W pierwszej połowie 2022 r. doszło do 9995 wypadków drogowych, o 3 proc. więcej niż w tym samym okresie ubiegłego roku. Spadła jednak liczbę ofiar śmiertelnych. W pierwszej połowie roku życie straciło 879 osób, o 10 proc. mniej niż przed rokiem.
Nikt nie ma wątpliwości, że to efekt działania nowego taryfikatora. Drakońskie mandaty sprawiły, że kierowcy zwolnili. W pierwszej połowie ubiegłego roku za przekroczenie prędkości o ponad 50 km/h w obszarze zabudowanym policjanci zatrzymali 32 tys. praw jazdy. W pierwszej połowie tego roku o połowę mniej - czyli 16 tys. praw jazdy.
Jeśli dzięki wprowadzenie nowego taryfikatora o 10 proc. spadła liczba zabitych na drogach, to dlaczego tego samego nie obserwujemy w przypadku przejść dla pieszych?
Piesi przestali wchodzić wprost po koła samochodów
Według danych Biura Ruchu Drogowego Komendy Głównej Policji, które przedstawiła Interia, od 1 stycznia do 27 września tego roku na przejściach dla pieszych zanotowano:
- 1598 wypadków,
-96 ofiar śmiertelnych wśród pieszych,
- 943 rannych pieszych,
W tym samym okresie 2021 r. te same dane wyglądały następująco:
- 1320 wypadków na przejściach dla pieszych,
- 83 ofiary śmiertelne wśród pieszych,
- 1280 rannych pieszych.
Pierwszeństwo pieszego wchodzącego na przejście obowiązuje – przypomnijmy – od 1 czerwca 2021. Dlaczego zatem liczba zabitych na przejściach wzrosła? Według policji główną przyczyną tego stanu rzeczy jest nieprawidłowe zachowanie kierowców, przede wszystkim samochodów osobowych.

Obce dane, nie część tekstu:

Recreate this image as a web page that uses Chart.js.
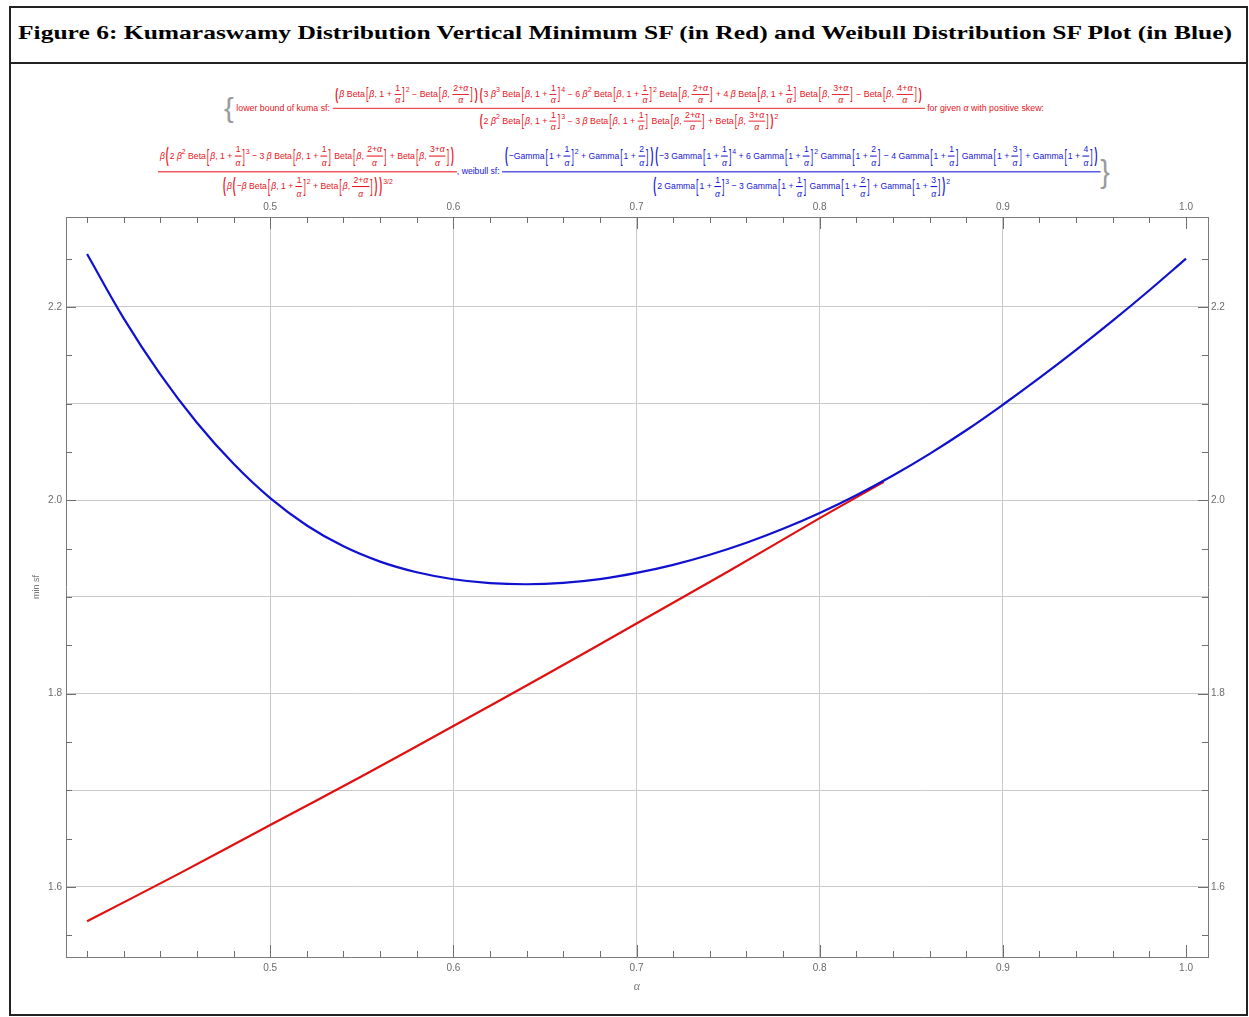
<!DOCTYPE html>
<html>
<head>
<meta charset="utf-8">
<title>Kumaraswamy and Weibull SF</title>
<script src="https://cdn.jsdelivr.net/npm/chart.js@4.4.1/dist/chart.umd.min.js"></script>
<style>
  html, body { margin: 0; padding: 0; background: #fff; }
  body { width: 1249px; height: 1017px; position: relative; overflow: hidden;
         font-family: "Liberation Sans", Arial, sans-serif; }
  #frame { position: absolute; left: 9px; top: 6px; width: 1239px; height: 1010px;
           box-sizing: border-box; border: 2px solid #222; }
  #head { position: absolute; left: 9px; top: 6px; width: 1239px; height: 58px;
          box-sizing: border-box; border-bottom: 2px solid #222; }
  #title { position: absolute; left: 18px; top: 22px; white-space: nowrap; transform-origin: 0 50%;
           font: bold 19.5px "Liberation Serif", "Times New Roman", serif; color: #000; }
  .row { position: absolute; display: flex; align-items: center; white-space: nowrap;
         font-size: 9px; line-height: 1.15; transform-origin: 0 0; }
  .red { color: #e8141c; }
  .blue { color: #1616d6; }
  .fr { display: inline-flex; flex-direction: column; align-items: center; vertical-align: middle; }
  .fr > .nu { border-bottom: 1px solid currentColor; padding: 0 1px 1px; }
  .fr > .de { padding: 1px 1px 0; }
  .big > .nu { border-bottom-width: 1.5px; padding: 0 2px 2px; }
  .big > .de { padding-top: 2px; }
  .bk { display: inline-block; transform: scaleY(2.0); margin: 0 1px; }
  .pa { display: inline-block; transform: scaleY(2.1); font-weight: bold; margin: 0 1px; }
  sup { font-size: 0.8em; line-height: 0; vertical-align: 0.7em; }
  .brace { color: #9a9a9a; font-size: 30px; font-weight: 300; line-height: 1; }
  #chartBox { position: absolute; left: 12px; top: 188px; width: 1233px; height: 820px; }
</style>
</head>
<body>
<div id="frame"></div>
<div id="head"></div>
<div id="title">Figure 6: Kumaraswamy Distribution Vertical Minimum SF (in Red) and Weibull Distribution SF Plot (in Blue)</div>
<div id="row1" class="row"></div>
<div id="row2" class="row"></div>
<div id="chartBox"><canvas id="chart"></canvas></div>

<script>
// shape parameter α sampled for the Weibull curve
const alphaWeibull = [0.40, 0.42, 0.44, 0.46, 0.48, 0.50, 0.52, 0.54, 0.56, 0.58,
                      0.60, 0.62, 0.64, 0.66, 0.68, 0.70, 0.72, 0.74, 0.76, 0.78,
                      0.80, 0.82, 0.84, 0.86, 0.88, 0.90, 0.92, 0.94, 0.96, 0.98, 1.00];
const weibullSF = [2.2547, 2.1882, 2.1302, 2.0802, 2.0377, 2.0022, 1.9739, 1.9523, 1.9365, 1.9255,
                   1.9183, 1.9143, 1.9131, 1.9145, 1.9184, 1.9248, 1.9332, 1.9436, 1.9560, 1.9704,
                   1.9868, 2.0052, 2.0256, 2.0480, 2.0724, 2.0988, 2.1265, 2.1555, 2.1857, 2.2172, 2.2500];

// lower bound of the Kumaraswamy shape factor
const alphaKuma = [0.40, 0.45, 0.50, 0.55, 0.60, 0.65, 0.70, 0.75, 0.80, 0.82, 0.835];
const kumaMinSF = [1.5645, 1.6135, 1.6640, 1.7145, 1.7665, 1.8190, 1.8725, 1.9263, 1.9815, 2.0030, 2.0190];

// axis ranges, labels, tick marks and grid lines
const xRange = [0.3885, 1.012];
const yRange = [1.5275, 2.293];
const xTickLabels = [0.5, 0.6, 0.7, 0.8, 0.9, 1.0];
const xTickMarks = [0.40, 0.42, 0.44, 0.46, 0.48, 0.50, 0.52, 0.54, 0.56, 0.58, 0.60, 0.62, 0.64,
                    0.66, 0.68, 0.70, 0.72, 0.74, 0.76, 0.78, 0.80, 0.82, 0.84, 0.86, 0.88, 0.90,
                    0.92, 0.94, 0.96, 0.98, 1.00];
const xGridLines = [0.5, 0.6, 0.7, 0.8, 0.9];
const yTickLabels = [1.6, 1.8, 2.0, 2.2];
const yTickMarks = [1.55, 1.60, 1.65, 1.70, 1.75, 1.80, 1.85, 1.90, 1.95, 2.00, 2.05, 2.10, 2.15, 2.20, 2.25];
const yGridLines = [1.6, 1.7, 1.8, 1.9, 2.0, 2.1, 2.2];

const xLabel = 'α';
const yLabel = 'min sf';

// ---------- title: stretched across the header width ----------
(function stretchTitle() {
  const el = document.getElementById('title');
  const target = 1214;
  const natural = el.getBoundingClientRect().width;
  el.style.transform = `scaleX(${target / natural})`;
})();

// ---------- formula header ----------
const A = '<i>α</i>', Bt = '<i>β</i>';
const fr = (n, d, cls = '') => `<span class="fr ${cls}"><span class="nu">${n}</span><span class="de">${d}</span></span>`;
const sq = x => `<span class="bk">[</span>${x}<span class="bk">]</span>`;
const pa = x => `<span class="pa">(</span>${x}<span class="pa">)</span>`;
const sup = x => `<sup>${x}</sup>`;
const inv = k => fr(String(k), A);
const kPlus = k => fr(`${k}+${A}`, A);
const beta1 = `Beta${sq(`${Bt}, 1 + ${inv(1)}`)}`;
const betaK = k => `Beta${sq(`${Bt}, ${kPlus(k)}`)}`;
const gam = k => `Gamma${sq(`1 + ${inv(k)}`)}`;
const span = (cls, html) => `<span class="${cls}">${html}</span>`;

const skewCore = `2 ${Bt}${sup(2)} ${beta1}${sup(3)} − 3 ${Bt} ${beta1} ${betaK(2)} + ${betaK(3)}`;

const kumaLowerNum = pa(`${Bt} ${beta1}${sup(2)} − ${betaK(2)}`) +
  pa(`3 ${Bt}${sup(3)} ${beta1}${sup(4)} − 6 ${Bt}${sup(2)} ${beta1}${sup(2)} ${betaK(2)} + 4 ${Bt} ${beta1} ${betaK(3)} − ${betaK(4)}`);
const kumaLowerDen = pa(skewCore) + sup(2);

const kumaSkewNum = `${Bt}` + pa(skewCore);
const kumaSkewDen = pa(`${Bt}` + pa(`−${Bt} ${beta1}${sup(2)} + ${betaK(2)}`)) + sup('3/2');

const weibNum = pa(`−${gam(1)}${sup(2)} + ${gam(2)}`) +
  pa(`−3 ${gam(1)}${sup(4)} + 6 ${gam(1)}${sup(2)} ${gam(2)} − 4 ${gam(1)} ${gam(3)} + ${gam(4)}`);
const weibDen = pa(`2 ${gam(1)}${sup(3)} − 3 ${gam(1)} ${gam(2)} + ${gam(3)}`) + sup(2);

document.getElementById('row1').innerHTML =
  span('brace', '{') +
  span('red', '&nbsp;lower bound of kuma sf:&nbsp;') +
  span('red', fr(kumaLowerNum, kumaLowerDen, 'big')) +
  span('red', '&nbsp;for given ' + A + ' with positive skew:');
document.getElementById('row2').innerHTML =
  span('red', fr(kumaSkewNum, kumaSkewDen, 'big')) +
  span('blue', ', weibull sf:&nbsp;') +
  span('blue', fr(weibNum, weibDen, 'big')) +
  span('brace', '}');

function fitRow(id, left, top, w, h) {
  const el = document.getElementById(id);
  const r = el.getBoundingClientRect();
  el.style.left = left + 'px';
  el.style.top = top + 'px';
  el.style.transform = `scale(${w / r.width}, ${h / r.height})`;
}
fitRow('row1', 224, 84, 820, 48);
fitRow('row2', 158, 144, 952, 55);

// ---------- chart ----------
const near = (list, v) => list.some(t => Math.abs(t - v) < 1e-9);

const innerTicks = {
  id: 'innerTicks',
  afterDraw(chart) {
    const { ctx, chartArea: a, scales: { x, y } } = chart;
    ctx.save();
    ctx.strokeStyle = '#6e6e6e';
    ctx.lineWidth = 1;
    ctx.beginPath();
    xTickMarks.forEach(v => {
      const px = Math.round(x.getPixelForValue(v)) + 0.5;
      const len = near(xTickLabels, v) ? 12 : 6;
      ctx.moveTo(px, a.bottom); ctx.lineTo(px, a.bottom - len);
      ctx.moveTo(px, a.top); ctx.lineTo(px, a.top + len);
    });
    yTickMarks.forEach(v => {
      const py = Math.round(y.getPixelForValue(v)) + 0.5;
      const len = near(yTickLabels, v) ? 10 : 6;
      ctx.moveTo(a.left, py); ctx.lineTo(a.left + len, py);
      ctx.moveTo(a.right, py); ctx.lineTo(a.right - len, py);
    });
    ctx.stroke();
    ctx.restore();
  }
};

const tickFont = { family: '"Liberation Sans", Arial, sans-serif', size: 10 };
const tickColor = '#6a6a6a';
const frameBorder = { display: true, color: '#7a7a7a', width: 1 };

const xTicks = scale => { scale.ticks = xTickLabels.map(v => ({ value: v })); };
const yTicks = scale => { scale.ticks = yGridLines.map(v => ({ value: v })); };
const yLabelCb = v => near(yTickLabels, v) ? v.toFixed(1) : '';

new Chart(document.getElementById('chart'), {
  type: 'line',
  data: {
    datasets: [
      {
        label: 'weibull sf',
        data: alphaWeibull.map((a, i) => ({ x: a, y: weibullSF[i] })),
        borderColor: '#1010d0',
        borderWidth: 2.2,
        pointRadius: 0,
        tension: 0.4,
        order: 0
      },
      {
        label: 'lower bound of kuma sf',
        data: alphaKuma.map((a, i) => ({ x: a, y: kumaMinSF[i] })),
        borderColor: '#e01010',
        borderWidth: 2.2,
        pointRadius: 0,
        tension: 0.4,
        order: 1
      }
    ]
  },
  options: {
    responsive: true,
    maintainAspectRatio: false,
    animation: false,
    layout: { padding: 0 },
    plugins: { legend: { display: false }, tooltip: { enabled: false } },
    scales: {
      x: {
        type: 'linear', position: 'bottom', min: xRange[0], max: xRange[1],
        afterBuildTicks: xTicks,
        afterFit: s => { s.height = 51; },
        border: frameBorder,
        grid: { drawTicks: false,
                color: c => (c.tick && near(xGridLines, c.tick.value)) ? '#c9c9c9' : 'rgba(0,0,0,0)',
                lineWidth: 1 },
        ticks: { font: tickFont, color: tickColor, padding: 5, maxRotation: 0,
                 callback: v => v.toFixed(1) },
        title: { display: true, text: xLabel, color: '#777',
                 font: { family: '"Liberation Serif", serif', size: 12, style: 'italic' },
                 padding: { top: 0, bottom: 14 } }
      },
      x2: {
        type: 'linear', position: 'top', min: xRange[0], max: xRange[1],
        afterBuildTicks: xTicks,
        afterFit: s => { s.height = 29; },
        border: frameBorder,
        grid: { display: false, drawTicks: false },
        ticks: { font: tickFont, color: tickColor, padding: 4, maxRotation: 0,
                 callback: v => v.toFixed(1) }
      },
      y: {
        type: 'linear', position: 'left', min: yRange[0], max: yRange[1],
        afterBuildTicks: yTicks,
        afterFit: s => { s.width = 54; },
        border: frameBorder,
        grid: { drawTicks: false, color: '#c9c9c9', lineWidth: 1 },
        ticks: { font: tickFont, color: tickColor, padding: 4, callback: yLabelCb },
        title: { display: true, text: yLabel, color: '#777',
                 font: { family: '"Liberation Sans", Arial, sans-serif', size: 9 },
                 padding: { top: 19, bottom: 0 } }
      },
      y2: {
        type: 'linear', position: 'right', min: yRange[0], max: yRange[1],
        afterBuildTicks: yTicks,
        afterFit: s => { s.width = 37; },
        border: frameBorder,
        grid: { display: false, drawTicks: false },
        ticks: { font: tickFont, color: tickColor, padding: 3, callback: yLabelCb }
      }
    }
  },
  plugins: [innerTicks]
});
</script>
</body>
</html>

Z policyjnych danych prezentowanych przez Interię wynika, że od 1 stycznia do końca lipca tego roku pod kołami samochodu z własnej winy nie zginął na przejściu żaden pieszy. Dla porównania, w całym 2021 roku z winy pieszego zginęły na przejściu 4 osoby, a w 2020 roku, gdy pieszy wchodzący na przejście nie miał pierwszeństwa – 8 osób. Najwyraźniej po wprowadzeniu nowego prawa piesi przestali wchodzić wprost pod nadjeżdżające samochody.